UPDATE: Notre Dame basketball forward Cameron Biedscheid transfers to Missouri

Wednesday, January 8, 2014 | 9:03 p.m. CST; updated 3:25 p.m. CST, Thursday, January 9, 2014
Notre Dame forward Cameron Biedscheid shoots against Iowa State in a second-round game at the NCAA college basketball tournament March 22 in Dayton, Ohio.

COLUMBIA — Former Notre Dame forward Cameron Biedscheid, a St. Louis native, will transfer to Missouri and join the basketball program as a walk-on this spring.

Drew Hanlen, a basketball trainer who has worked with Biedscheid throughout the 6-foot-7 wing's career, confirmed the news Wednesday. Biedscheid informed the Missouri staff of his plans Wednesday, as well.

Biedscheid visited the school and spoke with coach Frank Haith and associate head coach Tim Fuller last week, Hanlen said. That was Biedscheid’s only visit to a potential new program.

“They shot him pretty straight,” said Hanlen, who began working with Biedscheid during his sophomore or junior year of high school at Pure Sweat Basketball in St. Louis. “He actually didn’t even open up his process, really. He was going to. He was going to look at schools closer to home.”

After his visit to Columbia, however, Biedscheid had no need to look elsewhere.

Irish coach Mike Brey announced Biedscheid's decision to transfer on Dec. 27. The Cardinal Ritter graduate played in all 34 games for Notre Dame during his freshman season and averaged 17.4 minutes per game. He was seventh on the team in scoring, with an average of 6.2 points, and figured to be a bigger piece of the Irish offense in the 2013-14 campaign.

That never materialized for Biedscheid.

Brey told reporters after an Oct. 28 scrimmage against Indianapolis that Biedscheid planned to redshirt, not because of injury but in order to help the swingman develop both on and off the court.

Biedscheid missed his mom and grandmother, Hanlen said. He felt stifled in the Irish offensive system. As his role diminished toward the end of his freshman season, his confidence shrank with it.

“I think the biggest reason that he left Notre Dame is kind of that he lost himself as a person there, both on and off the floor,” Hanlen said. “He started losing his confidence on the court, and I think that translated to him losing some confidence and happiness off the court.

“I think he’ll really thrive in Missouri’s system with a great staff and great group of players.”
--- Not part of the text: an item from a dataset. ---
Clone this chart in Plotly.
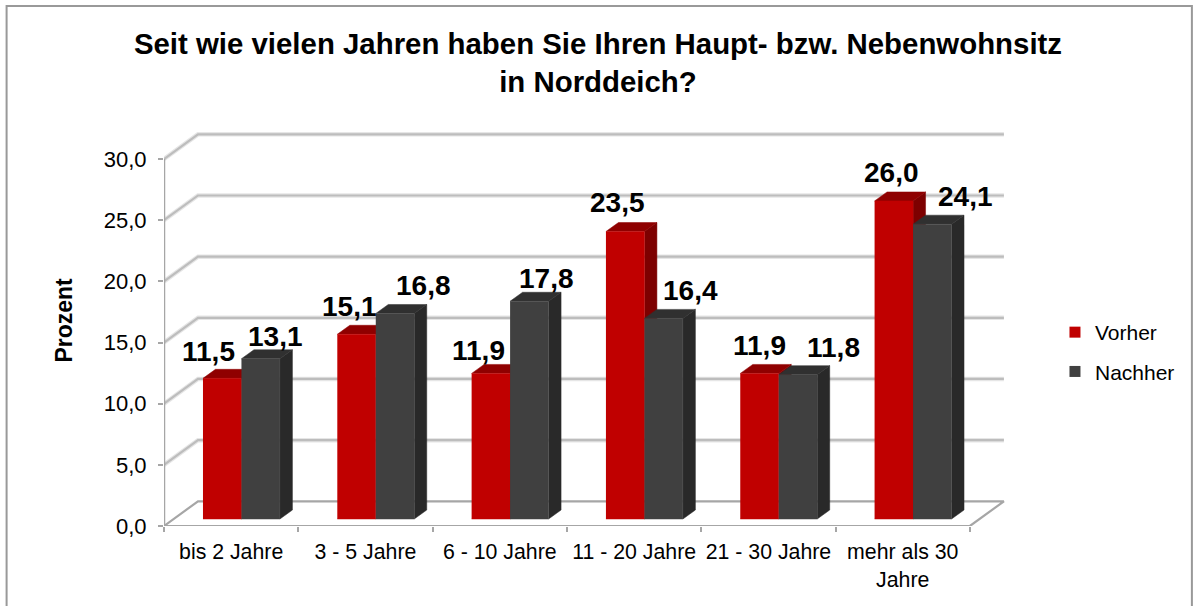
import plotly.graph_objects as go

# Data
categories = ['bis 2 Jahre', '3 - 5 Jahre', '6 - 10 Jahre', '11 - 20 Jahre', '21 - 30 Jahre', 'mehr als 30<br>Jahre']
vorher = [11.5, 15.1, 11.9, 23.5, 11.9, 26.0]
nachher = [13.1, 16.8, 17.8, 16.4, 11.8, 24.1]
y_ticks = [0, 5, 10, 15, 20, 25, 30]
y_tick_labels = ['0,0', '5,0', '10,0', '15,0', '20,0', '25,0', '30,0']

# pixel nudges for the value labels (they sit off-centre in the original)
vorher_nudge = [(-14, 0), (-7, 1), (-12, -4), (-8, 3), (0, 1), (-2, 2)]
nachher_nudge = [(15, -4), (28, 1), (17, -4), (27, 1), (36, 1), (33, 1)]

W, H = 1195, 606
LEFT, RIGHT, BOTTOM, TOP = 163.5, 1010, 526, 125
CAT_PX = 134.4
VAL_PX = 12.233

# everything below is in axis units
WALL_DX, WALL_DY = 34 / CAT_PX, 24.7 / VAL_PX      # depth of the 3D box
BAR_DX, BAR_DY = 12.5 / CAT_PX, 9 / VAL_PX         # depth of a column
BAR_BASE = 7 / VAL_PX
BAR_START = 39 / CAT_PX
BAR_W = 38.5 / CAT_PX

GRID = '#bdbdbd'
GRID_SOFT = '#e6e6e6'
AXIS = '#a6a6a6'
RED = dict(front='#c00000', top='#8f0000', side='#7d0000')
DARK = dict(front='#404040', top='#303030', side='#292929')

fig = go.Figure()


def line(xs, ys, color, width=2.2):
    fig.add_trace(go.Scatter(x=xs, y=ys, mode='lines', line=dict(color=color, width=width),
                             showlegend=False, hoverinfo='skip'))


def face(xs, ys, color):
    fig.add_trace(go.Scatter(x=xs, y=ys, mode='lines', fill='toself', fillcolor=color,
                             line=dict(color=color, width=0.5), showlegend=False, hoverinfo='skip'))


def column(x0, value, colors):
    x1 = x0 + BAR_W
    top = value + BAR_BASE
    face([x1, x1 + BAR_DX, x1 + BAR_DX, x1], [BAR_BASE, BAR_BASE + BAR_DY, top + BAR_DY, top], colors['side'])
    face([x0, x0 + BAR_DX, x1 + BAR_DX, x1], [top, top + BAR_DY, top + BAR_DY, top], colors['top'])
    face([x0, x1, x1, x0], [BAR_BASE, BAR_BASE, top, top], colors['front'])


n = len(categories)

# back wall grid and left wall diagonals
for v in y_ticks[1:]:
    line([0, WALL_DX, n + WALL_DX], [v, v + WALL_DY, v + WALL_DY], GRID_SOFT, 4.5)
    line([0, WALL_DX, n + WALL_DX], [v, v + WALL_DY, v + WALL_DY], GRID)

# floor and front axes
line([0, WALL_DX, n + WALL_DX, n, 0], [0, WALL_DY, WALL_DY, 0, 0], AXIS)
line([0, 0], [0, y_ticks[-1]], AXIS, 2.5)

# columns
for i in range(n):
    column(i + BAR_START, vorher[i], RED)
    column(i + BAR_START + BAR_W, nachher[i], DARK)

# legend entries
fig.add_trace(go.Scatter(x=[None], y=[None], mode='markers', name='Vorher', legendgroup='a',
                         marker=dict(symbol='square', size=11, color=RED['front'])))
fig.add_trace(go.Scatter(x=[None], y=[None], mode='markers', name='Nachher', legendgroup='b',
                         marker=dict(symbol='square', size=11, color=DARK['front'])))

# value labels
for i in range(n):
    for val, off, nudge in ((vorher[i], BAR_W / 2, vorher_nudge[i]), (nachher[i], BAR_W * 1.5, nachher_nudge[i])):
        fig.add_annotation(x=i + BAR_START + off, y=val + BAR_BASE + BAR_DY,
                           text='<b>' + f'{val:.1f}'.replace('.', ',') + '</b>', showarrow=False, yanchor='bottom',
                           xshift=nudge[0], yshift=nudge[1],
                           font=dict(family='Liberation Sans', size=28, color='#000000'))

# y axis title, set by hand because it sits a little above the axis middle
fig.add_annotation(xref='paper', yref='paper', x=(63 - LEFT) / (RIGHT - LEFT), y=(BOTTOM - 320) / (BOTTOM - TOP),
                   xanchor='center', yanchor='middle',
                   text='<b>Prozent</b>', textangle=-90, showarrow=False,
                   font=dict(family='Liberation Sans', size=23, color='#000000'))

# frame of the chart area
fig.add_shape(type='path', xref='paper', yref='paper', line=dict(color='#999999', width=2),
              path='M {l} {b} L {l} {t} L {r} {t} L {r} {b}'.format(
                  l=(6 - LEFT) / (RIGHT - LEFT), r=(1192 - LEFT) / (RIGHT - LEFT),
                  t=(BOTTOM - 6) / (BOTTOM - TOP), b=(BOTTOM - 610) / (BOTTOM - TOP)))

fig.update_layout(
    width=W, height=H,
    margin=dict(l=LEFT, r=W - RIGHT, t=TOP, b=H - BOTTOM, pad=0),
    paper_bgcolor='white', plot_bgcolor='white',
    font=dict(family='Liberation Sans', color='#000000'),
    title=dict(text='<b>Seit wie vielen Jahren haben Sie Ihren Haupt- bzw. Nebenwohnsitz<br>in Norddeich?</b>',
               x=598 / W, xanchor='center', y=1 - 54 / H, yanchor='top',
               font=dict(size=29.4, color='#000000')),
    legend=dict(x=(1055 - LEFT) / (RIGHT - LEFT), y=(BOTTOM - 312) / (BOTTOM - TOP), yanchor='top', xanchor='left',
                font=dict(size=21, color='#000000'), tracegroupgap=9,
                traceorder='grouped', bgcolor='rgba(0,0,0,0)'),
    showlegend=True,
)

fig.update_xaxes(range=[0, (RIGHT - LEFT) / CAT_PX], showgrid=False, zeroline=False, showline=False,
                 tickmode='array', tickvals=[i + 0.5 for i in range(n)], ticktext=categories,
                 ticks='', tickangle=0, tickfont=dict(size=21.3, color='#000000'), ticklabelstandoff=11,
                 minor=dict(ticks='outside', tickmode='array', tickvals=list(range(n + 1)),
                            ticklen=5, tickwidth=2, tickcolor=AXIS, showgrid=False))
fig.update_yaxes(range=[0, (BOTTOM - TOP) / VAL_PX], showgrid=False, zeroline=False, showline=False,
                 tickmode='array', tickvals=y_ticks, ticktext=y_tick_labels,
                 ticks='outside', ticklen=5, tickwidth=2, tickcolor=AXIS, ticklabelstandoff=7,
                 tickfont=dict(size=22, color='#000000'))

# drop the browser's default body margin so the figure starts at the window corner
fig.write_html("out.html", config=dict(displayModeBar=False), post_script="document.body.style.margin='0';")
Plenty of Tiger transfers have.

The Missouri roster has six transfers from four-year universities and two junior college players. This most recent addition was made possible by sophomore forward Stefan Jankovic’s decision to leave the program on Nov. 22 in hopes of getting more playing time elsewhere.

However, that scholarship will not be available until the next term, which means Biedscheid will have to pay his way for his first semester with the Tigers.

Because of NCAA transfer rules, Biedscheid will have 2 1/2 years of eligibility remaining when he gets to Columbia, but he could file for a waiver and become eligible in the fall because Notre Dame planned to redshirt him this season.

The NCAA makes those decisions on a case-by-case basis.

Another former pupil of Hanlen, Jordan Clarkson, transferred to Missouri from Tulsa and is one of the players to benefit from a change of scenery. Biedscheid hopes that, like Clarkson, he can revitalize himself and his basketball career in Columbia.

“I’ve worked with Jordan Clarkson a lot, so that was one of the biggest things that Cam and I got to talk about,” Hanlen said. “It gave Cam kind of an inside look at what his situation could be like. Jordan would tell you first-hand that Missouri has helped him a lot.”

The Tigers should have some openings on the perimeter next season, Hanlen said, which was also a selling point for Biedscheid. After a promising first season with the Irish, he will take a season to acclimate, improve and prepare for a more up-tempo, freestyle offense.

“Mizzou’s kind of free-flowing, open system, it will allow him to do what he does really well,” Hanlen said. “That’s move without the ball and then get open and find baskets.”

Biedscheid was not available for an interview Wednesday.